Heavenly Mother was brought up, and the first real explanation as to why we never talk about Her was given: "It hasn't yet been revealed." It was nice to have someone say, "I don't know," rather than to divert back to the "She's too special," cop out. Katie absolutely rocked it by offering places to find information on Heavenly Mother... specifically this BYU Study. Once he realized that he had a handful of Feminists in the room, he said that he was open to difficult discussions, and topics.

To end the lesson, we went over a timeline of the big moments of President Monson's life and ministry. We closed with a prayer and a hymn, and then the rest of the class dispersed. Katie, Andrew and Laura all stayed behind with me so I could talk to Brother Butler about the concerns I had from last week. He was already aware of mormonsandgays.org, and he didn't erase it from the board after I wrote it there. He listened intently while I told him about the collapse of my mission, and the affirming experience I had in the Temple that brought me out of the deep depression I had slipped into. He listened to what Elder Peters had said and done last week, and he welcomes the fact that I'm outspoken, and that I will stand up for the things that I believe in. We'll see if he really wants what he's going to get...

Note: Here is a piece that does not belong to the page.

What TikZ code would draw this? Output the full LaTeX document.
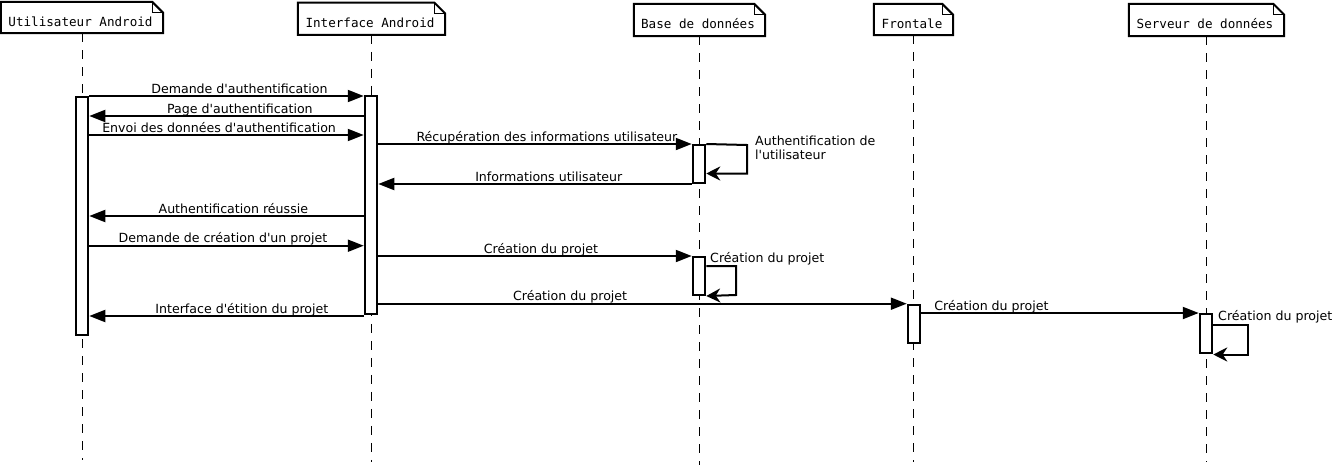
\documentclass[tikz,border=0pt]{standalone}
\usepackage{fontspec}
\newfontfamily\labfam{DejaVu Sans}
\newfontfamily\monofam{DejaVu Sans Mono}
\usetikzlibrary{arrows.meta}
\newcommand\drawnote[1]{%
  \draw[noteline] (#1.south west) -- (#1.north west) -- ([xshift=-11pt]#1.north east) -- ([yshift=-11pt]#1.north east) -- (#1.south east) -- cycle;
  \draw[foldline] ([xshift=-11pt]#1.north east) |- ([yshift=-11pt]#1.north east);}
\begin{document}
\begin{tikzpicture}[x=1pt,y=-1pt,
  hdr/.style={inner sep=0pt, font=\monofam\fontsize{12.6}{15}\selectfont, text height=17pt, text depth=0pt},
  noteline/.style={line width=2pt, line join=miter},
  foldline/.style={line width=1pt},
  life/.style={line width=1pt, dash pattern=on 9pt off 8pt},
  bar/.style={draw, fill=white, line width=2pt, minimum width=12.5pt, inner sep=0pt},
  msg/.style={line width=2pt, -{Triangle[length=16pt,width=12pt]}},
  selfmsg/.style={line width=2pt, -{Stealth[length=14pt,width=14pt,inset=4.5pt]}},
  lbl/.style={font=\labfam\fontsize{12.6}{15}\selectfont, anchor=base, inner sep=0pt, yshift=3pt},
  sidelbl/.style={font=\labfam\fontsize{12.6}{15}\selectfont, anchor=base west, inner sep=0pt}
]
\useasboundingbox (0,0) rectangle (1335,466);
\fill[white] (0,0) rectangle (1335,466);

% headers
\node[hdr, minimum width=162pt, minimum height=31pt] (h1) at (82,17.5) {\kern-3pt Utilisateur Android};
\node[hdr, minimum width=147pt, minimum height=32pt] (h2) at (371.5,18.7) {\kern-3pt Interface Android};
\node[hdr, minimum width=131pt, minimum height=32pt] (h3) at (699.5,20) {\kern-3pt Base de donn\'ees};
\node[hdr, minimum width=79pt, minimum height=31pt] (h4) at (913.5,19.5) {\kern-3pt Frontale};
\node[hdr, minimum width=155pt, minimum height=32pt] (h5) at (1206.5,20) {\kern-3pt Serveur de donn\'ees};
\drawnote{h1}\drawnote{h2}\drawnote{h3}\drawnote{h4}\drawnote{h5}

% lifelines
\draw[life] (h1.south) -- (h1.south |- 0,460);
\draw[life] (h2.south) -- (h2.south |- 0,462);
\draw[life] (h3.south) -- (h3.south |- 0,465);
\draw[life] (h4.south) -- (h4.south |- 0,462);
\draw[life] (h5.south) -- (h5.south |- 0,462);

% activation bars
\node[bar, minimum height=238pt] (ub) at (82,216) {};
\node[bar, minimum height=218pt] (ib) at (371,205) {};
\node[bar, minimum height=38pt] (bb1) at (699,164) {};
\node[bar, minimum height=38pt] (bb2) at (699,276) {};
\node[bar, minimum height=38pt] (fb) at (914,323.7) {};
\node[bar, minimum height=39pt] (sb) at (1206,333.5) {};

% messages
\draw[msg] (ub.east |- 0,96) -- (ib.west |- 0,96) node[lbl,pos=0.547] {Demande d'authentification};
\draw[msg] (ib.west |- 0,116) -- (ub.east |- 0,116) node[lbl,pos=0.451] {Page d'authentification};
\draw[msg] (ub.east |- 0,135) -- (ib.west |- 0,135) node[lbl,pos=0.473] {Envoi des donn\'ees d'authentification};
\draw[msg] (ib.east |- bb1.north west) -- (bb1.north west) node[lbl,pos=0.538] {R\'ecup\'eration des informations utilisateur};
\draw[selfmsg] (bb1.north east) -- (747,145) -- (747,173.5) -- (bb1.east |- 0,173.5);
\node[sidelbl] (t1) at (755,145) {Authentification de};
\node[sidelbl] (t2) at (755,159.3) {l'utilisateur};
\draw[msg] (bb1.south west) -- (ib.east |- bb1.south west) node[lbl,pos=0.456] {Informations utilisateur};
\draw[msg] (ib.west |- 0,216) -- (ub.east |- 0,216) node[lbl,pos=0.475] {Authentification r\'eussie};
\draw[msg] (ub.east |- 0,245.7) -- (ib.west |- 0,245.7) node[lbl,pos=0.487] {Demande de cr\'eation d'un projet};
\draw[msg] (ib.east |- bb2.north west) -- (bb2.north west) node[lbl,pos=0.519] {Cr\'eation du projet};
\draw[selfmsg] (bb2.east |- 0,266) -- (736,266) -- (736,295) -- (bb2.south east);
\node[sidelbl] (t3) at (710,262.7) {Cr\'eation du projet};
\draw[msg] (ib.east |- fb.north west) -- (fb.north west) node[lbl,pos=0.363] {Cr\'eation du projet};
\draw[msg] (ib.west |- 0,316) -- (ub.east |- 0,316) node[lbl,pos=0.444] {Interface d'\'etition du projet};
\draw[msg] (fb.east |- sb.north west) -- (sb.north west) node[lbl,pos=0.253] {Cr\'eation du projet};
\draw[selfmsg] (sb.east |- 0,325) -- (1248,325) -- (1248,354.5) -- (sb.east |- 0,354.5);
\node[sidelbl] (t4) at (1218,320.7) {Cr\'eation du projet};
\end{tikzpicture}
\end{document}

All in all... the Thomas S. Monson class is going to be the most challenging class. But the Women and the Gospel: Eternal Perspectives class... the class that I was convinced was going to be a shit show... is going to be my salvation. That class is at 7:30 in room W003. Please come and experience the awesome. I'm going to start blogging about that class too, so stay tuned!


  1. Best words in an amazing post: "He listened." YES.

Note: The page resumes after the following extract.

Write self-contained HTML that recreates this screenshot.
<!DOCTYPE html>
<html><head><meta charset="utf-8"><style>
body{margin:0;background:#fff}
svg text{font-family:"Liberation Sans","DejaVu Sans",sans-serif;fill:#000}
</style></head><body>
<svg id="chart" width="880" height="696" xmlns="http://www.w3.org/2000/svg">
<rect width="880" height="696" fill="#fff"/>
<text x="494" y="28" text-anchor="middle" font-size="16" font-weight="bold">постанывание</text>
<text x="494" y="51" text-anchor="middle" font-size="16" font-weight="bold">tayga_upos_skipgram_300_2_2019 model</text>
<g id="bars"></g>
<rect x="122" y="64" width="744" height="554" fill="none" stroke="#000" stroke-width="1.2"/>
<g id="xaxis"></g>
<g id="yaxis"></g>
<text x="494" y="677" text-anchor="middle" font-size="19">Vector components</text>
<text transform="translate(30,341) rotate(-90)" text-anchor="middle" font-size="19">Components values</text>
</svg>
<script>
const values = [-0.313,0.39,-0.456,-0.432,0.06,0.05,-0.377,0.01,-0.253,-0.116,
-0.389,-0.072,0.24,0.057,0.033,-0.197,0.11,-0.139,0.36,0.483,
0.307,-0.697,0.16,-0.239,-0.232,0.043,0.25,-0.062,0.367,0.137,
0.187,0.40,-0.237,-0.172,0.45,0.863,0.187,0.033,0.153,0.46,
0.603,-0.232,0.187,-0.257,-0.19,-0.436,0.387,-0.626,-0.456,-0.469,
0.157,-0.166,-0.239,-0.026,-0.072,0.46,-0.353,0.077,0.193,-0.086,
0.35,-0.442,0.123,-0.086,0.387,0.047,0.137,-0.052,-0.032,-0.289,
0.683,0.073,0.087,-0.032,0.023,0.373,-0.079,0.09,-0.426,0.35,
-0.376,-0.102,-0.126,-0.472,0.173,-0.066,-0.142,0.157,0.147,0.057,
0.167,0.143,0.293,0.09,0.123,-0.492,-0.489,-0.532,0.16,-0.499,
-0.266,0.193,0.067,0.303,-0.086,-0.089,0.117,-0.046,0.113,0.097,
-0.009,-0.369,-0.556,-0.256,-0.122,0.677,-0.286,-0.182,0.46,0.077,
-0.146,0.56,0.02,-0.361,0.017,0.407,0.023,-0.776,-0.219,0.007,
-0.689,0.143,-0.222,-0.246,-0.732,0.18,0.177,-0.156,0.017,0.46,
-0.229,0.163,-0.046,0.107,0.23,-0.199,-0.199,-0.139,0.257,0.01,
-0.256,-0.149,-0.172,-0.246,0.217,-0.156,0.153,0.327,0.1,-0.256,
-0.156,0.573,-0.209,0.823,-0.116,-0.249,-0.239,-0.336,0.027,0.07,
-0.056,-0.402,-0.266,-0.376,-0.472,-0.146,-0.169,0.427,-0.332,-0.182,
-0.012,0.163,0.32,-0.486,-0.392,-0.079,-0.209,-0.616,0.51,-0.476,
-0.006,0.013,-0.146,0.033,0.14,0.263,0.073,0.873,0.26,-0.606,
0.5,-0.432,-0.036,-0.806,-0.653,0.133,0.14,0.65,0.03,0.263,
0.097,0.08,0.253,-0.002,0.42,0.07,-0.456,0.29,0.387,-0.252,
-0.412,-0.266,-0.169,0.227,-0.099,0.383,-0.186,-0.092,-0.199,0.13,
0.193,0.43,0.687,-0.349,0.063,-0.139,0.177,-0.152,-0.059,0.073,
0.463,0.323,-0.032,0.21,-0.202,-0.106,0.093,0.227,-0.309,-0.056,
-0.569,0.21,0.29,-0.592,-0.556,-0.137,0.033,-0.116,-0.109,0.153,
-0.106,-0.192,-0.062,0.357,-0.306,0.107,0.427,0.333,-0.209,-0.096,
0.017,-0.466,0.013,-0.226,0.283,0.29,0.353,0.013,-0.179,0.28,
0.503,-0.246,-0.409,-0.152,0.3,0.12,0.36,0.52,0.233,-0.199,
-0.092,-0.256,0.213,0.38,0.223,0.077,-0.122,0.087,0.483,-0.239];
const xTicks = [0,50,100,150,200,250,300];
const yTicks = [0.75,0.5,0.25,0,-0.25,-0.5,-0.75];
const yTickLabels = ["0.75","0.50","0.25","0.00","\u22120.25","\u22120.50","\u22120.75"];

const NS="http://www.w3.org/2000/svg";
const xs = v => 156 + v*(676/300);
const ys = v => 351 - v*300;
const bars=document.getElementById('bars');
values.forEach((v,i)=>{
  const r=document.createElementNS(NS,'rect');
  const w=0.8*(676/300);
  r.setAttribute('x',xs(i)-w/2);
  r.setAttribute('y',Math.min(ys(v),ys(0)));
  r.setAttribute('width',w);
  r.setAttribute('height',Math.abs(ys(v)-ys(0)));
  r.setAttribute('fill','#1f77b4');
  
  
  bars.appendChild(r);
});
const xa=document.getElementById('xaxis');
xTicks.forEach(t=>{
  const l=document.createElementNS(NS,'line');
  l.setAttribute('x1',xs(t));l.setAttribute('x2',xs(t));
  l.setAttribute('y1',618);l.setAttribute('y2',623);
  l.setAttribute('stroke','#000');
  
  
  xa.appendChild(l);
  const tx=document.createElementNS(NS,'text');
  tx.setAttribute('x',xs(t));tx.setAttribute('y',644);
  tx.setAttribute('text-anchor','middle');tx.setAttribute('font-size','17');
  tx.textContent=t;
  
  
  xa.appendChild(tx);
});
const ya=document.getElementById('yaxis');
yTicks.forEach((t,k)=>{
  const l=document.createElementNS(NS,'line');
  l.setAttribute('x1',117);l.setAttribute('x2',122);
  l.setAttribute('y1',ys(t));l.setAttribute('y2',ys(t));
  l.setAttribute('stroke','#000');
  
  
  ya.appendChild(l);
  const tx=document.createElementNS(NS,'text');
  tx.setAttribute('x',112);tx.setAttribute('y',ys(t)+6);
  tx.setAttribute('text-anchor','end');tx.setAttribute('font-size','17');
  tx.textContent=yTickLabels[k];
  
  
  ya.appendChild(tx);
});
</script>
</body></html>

    I love that you four stood for the right, together. Bless you all!!!

  2. Ellen, this is a relief to me. I was hoping to make it up to the U and felt sorry that I didn't. I am so glad that you had not one, but three wonderful people there to support you! Keep living your truth, sister.

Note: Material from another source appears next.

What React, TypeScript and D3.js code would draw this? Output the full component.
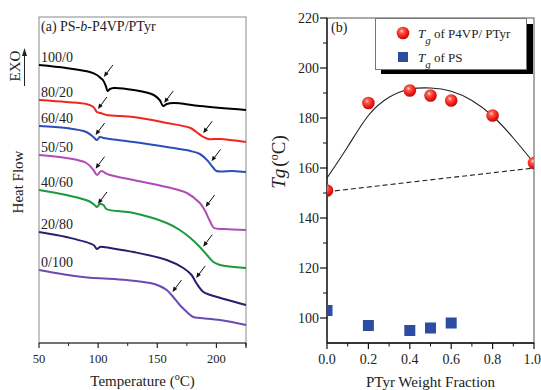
import React from "react";
import * as d3 from "d3";

// ---- panel (a): DSC traces, [temperature °C, heat flow (a.u.)]
const dscLabels = ["100/0", "80/20", "60/40", "50/50", "40/60", "20/80", "0/100"];
const dscColors = ["#000000", "#f0251e", "#2a4fb8", "#b24bb8", "#1a9a3c", "#23206e", "#6a4bb0"];

const dsc100_0: [number, number][] = [[50, 27.8], [73, 27.5], [93, 27.1], [99, 26.8], [102, 26.5], [104, 26.3], [106.5, 25.7], [108, 25.2], [110, 25.4], [113, 25.5], [130, 25.3], [147, 24.8], [152, 24.3], [155, 23.7], [158, 23.9], [164, 24.0], [186, 23.7], [225, 23.3]];
const dsc80_20: [number, number][] = [[50, 24.3], [73, 24.1], [90, 23.9], [96, 23.6], [99, 23.1], [102, 23.0], [107, 22.8], [130, 22.6], [158, 22.0], [178, 21.5], [183, 21.1], [189, 20.6], [193, 20.4], [203, 20.4], [225, 20.1]];
const dsc60_40: [number, number][] = [[50, 21.7], [73, 21.5], [90, 21.1], [96, 20.6], [99, 20.3], [101.5, 20.6], [104.5, 20.5], [110, 20.4], [130, 20.1], [158, 19.6], [178, 19.2], [186, 18.9], [192, 18.3], [197.5, 17.5], [200, 17.2], [214, 17.2], [225, 17.1]];
const dsc50_50: [number, number][] = [[50, 18.8], [73, 18.5], [90, 18.0], [96, 17.3], [99, 16.8], [101.5, 17.1], [103, 17.2], [106, 17.0], [110, 16.8], [130, 16.3], [158, 15.6], [175, 15.0], [186, 14.0], [190, 13.3], [194.5, 12.2], [198, 11.5], [207, 11.4], [225, 11.3]];
const dsc40_60: [number, number][] = [[50, 15.3], [73, 14.8], [92, 14.2], [97, 13.8], [99, 13.6], [101.5, 13.9], [104.5, 13.8], [107, 13.4], [130, 13.0], [158, 12.0], [169, 11.3], [178, 10.5], [186, 9.6], [192, 8.8], [197.5, 8.1], [203, 7.8], [225, 7.5]];
const dsc20_80: [number, number][] = [[50, 11.1], [73, 10.6], [96, 9.8], [99, 9.4], [101.5, 9.6], [104.5, 9.6], [110, 9.5], [130, 9.1], [158, 8.3], [172, 7.5], [179, 6.8], [183, 6.0], [189, 5.1], [195, 4.8], [225, 3.8]];
const dsc0_100: [number, number][] = [[50, 7.3], [87, 6.6], [124, 6.3], [144, 6.0], [152, 5.7], [158, 5.3], [163.5, 4.6], [169, 3.8], [175, 3.1], [180.5, 2.6], [186, 2.5], [203, 2.3], [225, 1.8]];
const dscCurves = [dsc100_0, dsc80_20, dsc60_40, dsc50_50, dsc40_60, dsc20_80, dsc0_100];
// temperatures the arrows point at
const dscArrows = [[104, 155], [99, 188], [97, 195], [97, 190], [99, 188], [182], [162]];
const tempTicks = [50, 100, 150, 200];

// ---- panel (b): Tg vs PTyr weight fraction
const blendFraction = [0, 0.2, 0.4, 0.5, 0.6, 0.8, 1.0];
const blendTg = [151, 186, 191, 189, 187, 181, 162];
const psFraction = [0, 0.2, 0.4, 0.5, 0.6];
const psTg = [103, 97, 95, 96, 98];
const fitFraction = [0, 0.1, 0.2, 0.3, 0.4, 0.5, 0.6, 0.7, 0.8, 0.9, 1.0];
const fitTg = [156, 168.5, 181, 188.3, 191.5, 192, 190.7, 187, 180.8, 172, 162];
const idealFraction = [0, 1];
const idealTg = [150.5, 160];
const fracTicks = [0, 0.2, 0.4, 0.6, 0.8, 1.0];
const tgTicks = [100, 120, 140, 160, 180, 200, 220];

const serif = "'Liberation Serif', 'DejaVu Serif', serif";

function interp(curve: [number, number][], t: number) {
  for (let i = 1; i < curve.length; i++) {
    if (curve[i][0] >= t) {
      const [t0, v0] = curve[i - 1];
      const [t1, v1] = curve[i];
      return v0 + ((t - t0) / (t1 - t0)) * (v1 - v0);
    }
  }
  return curve[curve.length - 1][1];
}

const PanelA = () => {
  const left = 39, right = 246, top = 17, bottom = 343;
  const x = d3.scaleLinear().domain([50, 225]).range([left, right]);
  const y = d3.scaleLinear().domain([0, 32.6]).range([bottom, top]);
  const line = d3
    .line<[number, number]>()
    .x((d) => x(d[0]))
    .y((d) => y(d[1]))
    .curve(d3.curveCatmullRom.alpha(0.5));
  const minor = d3.range(75, 226, 50);

  return (
    <g fontFamily={serif}>
      <rect x={left} y={top} width={right - left} height={bottom - top} fill="none" stroke="#8a8a8a" strokeWidth={1} />
      <line x1={left} x2={right} y1={bottom} y2={bottom} stroke="#222" strokeWidth={1.2} />
      {tempTicks.concat([225]).map((t) => (
        <line key={"M" + t} x1={x(t)} x2={x(t)} y1={bottom} y2={bottom + 5} stroke="#222" strokeWidth={1.2} />
      ))}
      {minor.map((t) => (
        <line key={"m" + t} x1={x(t)} x2={x(t)} y1={bottom} y2={bottom + 3} stroke="#222" strokeWidth={1} />
      ))}
      {tempTicks.map((t) => (
        <text key={"l" + t} x={x(t)} y={363} fontSize={12.5} textAnchor="middle" fill="#222">
          {t}
        </text>
      ))}
      <text x={(left + right) / 2} y={386} fontSize={15} textAnchor="middle" fill="#222">
        Temperature (<tspan fontSize={10} dy={-6}>o</tspan>
        <tspan dy={6}>C)</tspan>
      </text>
      <text transform="translate(23,182) rotate(-90)" fontSize={15} textAnchor="middle" fill="#222">
        Heat Flow
      </text>
      <text transform="translate(20,66) rotate(-90)" fontSize={15} textAnchor="middle" fill="#222">
        EXO
      </text>
      <line x1={24.5} x2={24.5} y1={86} y2={54} stroke="#222" strokeWidth={1} />
      <path d="M24.5,48 L22,56 L27,56 Z" fill="#222" />
      <text x={41} y={31} fontSize={14} fill="#222">
        (a) PS-<tspan fontStyle="italic">b</tspan>-P4VP/PTyr
      </text>
      {dscCurves.map((c, i) => (
        <g key={dscLabels[i]}>
          <path d={line(c) || ""} fill="none" stroke={dscColors[i]} strokeWidth={2} />
          <text x={41} y={y(c[0][1]) - 3.5} fontSize={14} fill="#222">
            {dscLabels[i]}
          </text>
          {dscArrows[i].map((t) => {
            const px = x(t) + 1;
            const py = y(interp(c, t)) - 3;
            return (
              <g key={t}>
                <line x1={px + 3} x2={px + 9} y1={py - 4} y2={py - 12} stroke="#111" strokeWidth={1} />
                <path d={`M${px},${py} L${px + 1.2},${py - 5.6} L${px + 4.8},${py - 3}Z`} fill="#111" />
              </g>
            );
          })}
        </g>
      ))}
    </g>
  );
};

const PanelB = () => {
  const left = 327, right = 534, top = 18, bottom = 343;
  const x = d3.scaleLinear().domain([0, 1]).range([left, right]);
  const y = d3.scaleLinear().domain([90, 220]).range([bottom, top]);
  const fitLine = d3
    .line<number>()
    .x((d) => x(d))
    .y((_, i) => y(fitTg[i]))
    .curve(d3.curveNatural);
  const idealLine = d3
    .line<number>()
    .x((d) => x(d))
    .y((_, i) => y(idealTg[i]));
  const minorX = d3.range(0.1, 1, 0.2);
  const minorY = d3.range(110, 220, 20);
  const sq = 11;

  return (
    <g fontFamily={serif}>
      <defs>
        <radialGradient id="ball" cx="0.4" cy="0.35" r="0.65">
          <stop offset="0" stopColor="#ffe0dc" />
          <stop offset="0.25" stopColor="#ff5a4e" />
          <stop offset="0.7" stopColor="#ee1a14" />
          <stop offset="1" stopColor="#c00a08" />
        </radialGradient>
        <clipPath id="plotB">
          <rect x={left} y={top} width={right - left} height={bottom - top} />
        </clipPath>
      </defs>
      <rect x={left} y={top} width={right - left} height={bottom - top} fill="none" stroke="#555" strokeWidth={1} />
      <line x1={left} x2={left} y1={top} y2={bottom} stroke="#111" strokeWidth={1.3} />
      <line x1={left} x2={right} y1={bottom} y2={bottom} stroke="#111" strokeWidth={1.3} />
      {tgTicks.map((t) => (
        <g key={"y" + t}>
          <line x1={left - 7} x2={left} y1={y(t)} y2={y(t)} stroke="#111" strokeWidth={1.2} />
          <text x={left - 8} y={y(t) + 5} fontSize={14} textAnchor="end" fill="#222">
            {t}
          </text>
        </g>
      ))}
      {minorY.map((t) => (
        <line key={"my" + t} x1={left - 4} x2={left} y1={y(t)} y2={y(t)} stroke="#111" strokeWidth={1} />
      ))}
      {fracTicks.map((t) => (
        <g key={"x" + t}>
          <line x1={x(t)} x2={x(t)} y1={bottom} y2={bottom + 6} stroke="#111" strokeWidth={1.2} />
          <text
            x={t === 1 ? 541 : x(t)}
            y={364}
            fontSize={14}
            textAnchor={t === 1 ? "end" : "middle"}
            fill="#222"
          >
            {t.toFixed(1)}
          </text>
        </g>
      ))}
      {minorX.map((t) => (
        <line key={"mx" + t} x1={x(t)} x2={x(t)} y1={bottom} y2={bottom + 3.5} stroke="#111" strokeWidth={1} />
      ))}
      <text x={(left + right) / 2} y={387} fontSize={15} textAnchor="middle" fill="#222">
        PTyr Weight Fraction
      </text>
      <text transform="translate(285,162) rotate(-90)" fontSize={19} textAnchor="middle" fill="#222">
        <tspan fontStyle="italic">Tg</tspan>
        <tspan dx={2}>(</tspan>
        <tspan fontSize={12} dy={-7}>o</tspan>
        <tspan dy={7}>C)</tspan>
      </text>
      <text x={331} y={32} fontSize={14} fill="#222">
        (b)
      </text>
      <g clipPath="url(#plotB)">
        <path d={idealLine(idealFraction) || ""} fill="none" stroke="#222" strokeWidth={1.1} strokeDasharray="5,3" />
        <path d={fitLine(fitFraction) || ""} fill="none" stroke="#222" strokeWidth={1.1} />
        {psFraction.map((f, i) => (
          <rect key={"s" + i} x={x(f) - sq / 2} y={y(psTg[i]) - sq / 2} width={sq} height={sq} fill="#2d4da3" />
        ))}
        {blendFraction.map((f, i) => (
          <circle key={"c" + i} cx={x(f)} cy={y(blendTg[i])} r={6.3} fill="url(#ball)" />
        ))}
      </g>
      {/* legend */}
      <rect x={381} y={24} width={152} height={50} fill="#000" />
      <rect x={375.5} y={18.5} width={151} height={51} fill="#fff" stroke="#777" strokeWidth={1} />
      <circle cx={403} cy={33} r={6.3} fill="url(#ball)" />
      <rect x={403 - 5} y={57 - 5} width={10} height={10} fill="#2d4da3" />
      <text x={418} y={38} fontSize={13} fill="#222">
        <tspan fontStyle="italic">T</tspan>
        <tspan fontStyle="italic" fontSize={11} dy={6}>g</tspan>
        <tspan dy={-6}> of P4VP/ PTyr</tspan>
      </text>
      <text x={418} y={62} fontSize={13} fill="#222">
        <tspan fontStyle="italic">T</tspan>
        <tspan fontStyle="italic" fontSize={11} dy={6}>g</tspan>
        <tspan dy={-6}> of PS</tspan>
      </text>
    </g>
  );
};

export default function App() {
  return (
    <svg
      width={541}
      height={390}
      style={{ position: "absolute", left: 0, top: 0, background: "#fff" }}
    >
      <PanelA />
      <PanelB />
    </svg>
  );
}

  3. "Maybe we should be raising and teaching our young men differently." Laura rocks! And so do you! You are a great example to me. Sometimes to preserve my mental sanity (and heart), I just don't want to go. I admire your courage and strength.

  4. good for you! And happy to hear you had support from others too.

  5. I am glad to hear you went back and were not exposed to the hatred of Elder Peters again. Here's to a class of love and not of arguing!

  6. Lev 18:22 "Thou shalt not lie with mankind, as with womankind: it is abomination." Pretty sure this is a cut and dry situation. I don't think that the church bends on something reliable like, um... I don't know, THE SCRIPTURES. You should check them out sometime.

    1. Eduardo, do you eat shellfish? Touch or eat pigs? Wear polyblend fabrics? Mix crops in you gardens/fields? I can go on if you like.

    2. Thank you for doing so much to educate people regarding God's Law! I do need some advise from you, however, regarding some of the other specific laws and how to follow them:

      When I burn a bull on the alter as a sacrafice, I know that it creates a pleasing odor to the Lord - Leviticus 1:9. However... the problem is my neighbors. They claim that the odor is not pleasing to them. Should I smite them?

      I would like to sell my daughter into slavery, as sanctioned in Exodus 21:7. In this day and age, what do you think would be a fair price for her?

      I know I am allowed no contact with a woman while she is in her period of menstrual uncleanliness - Leviticus 15:19-24. The problem is, how do I tell? I've tried asking, but most women take offense.

      Leviticus 25:44 states that I may indeed possess slaves, both male and female, provided they are purchased from neighboring nations. A friend of mine claims that this applies to Mexicans, but not to Canadians. Can you clarify? Why can't I own Canadians?

      I have a neighbor who insists on working on the Sabbath. Exodus 35:2 clearly states that he should be put to death. Am I morally obligated to kill him myself? Or should I call the police and have them take care of it?

      A friend of mine feels that even though eating shellfish is an abomination - Leviticus 11:10, it is a lesser abomination than homosexuality. I do not agree! Can you settle this?

      Leviticus 21:20 states that I may not approach the alter of God if I have a defect in my sight. I have to admit that I wear reading glasses. Does my vision have to be 20/20, or is there some wiggle room there?

      Most of my male friends get their hair trimmed, including around their temples, even though this is expressly forbidden by Leviticus 19:27. How should they die?

      I know from Leviticus 11:6-8 that touching the skin of a dead pig makes me unclean, but may I still play football if I wear gloves?

      My uncle has a farm. He violates Leviticus 19:19 by planting two different crops in the same field, as does his wife by wearing garments made from two different kinds of thread (cotton/polyester blend). He also tends to curse and blaspheme a lot. Is it really necessary that we go to all the trouble of getting the whole town together to stone them? - Leviticus 24:10-16. Couldn't we just burn them to death as a private family affair like we do with people who sleep with their in-laws? (Leviticus 20:14)

      I know that you have studied these things extensively, so I am confident you can help. Thank you again for reminding us that God's Law is eternal and unchanging.

  7. Here's a detailed scriptural analysis you might be interested in, Eduardo Lopez, the verses you refer to may not say what you think they say.

    In any case, Leviticus is part of the Law and Prophets, and thus was done away with or fulfilled by the Atonement. After the atonement we focus on loving God and loving our neighbour.
    Do you also refrain from eating shellfish? Or planting fields with mixed crops? Or two wearing fabric types together?
    Why do you think it is ok to abandon only some of the Levitical instructions and not others?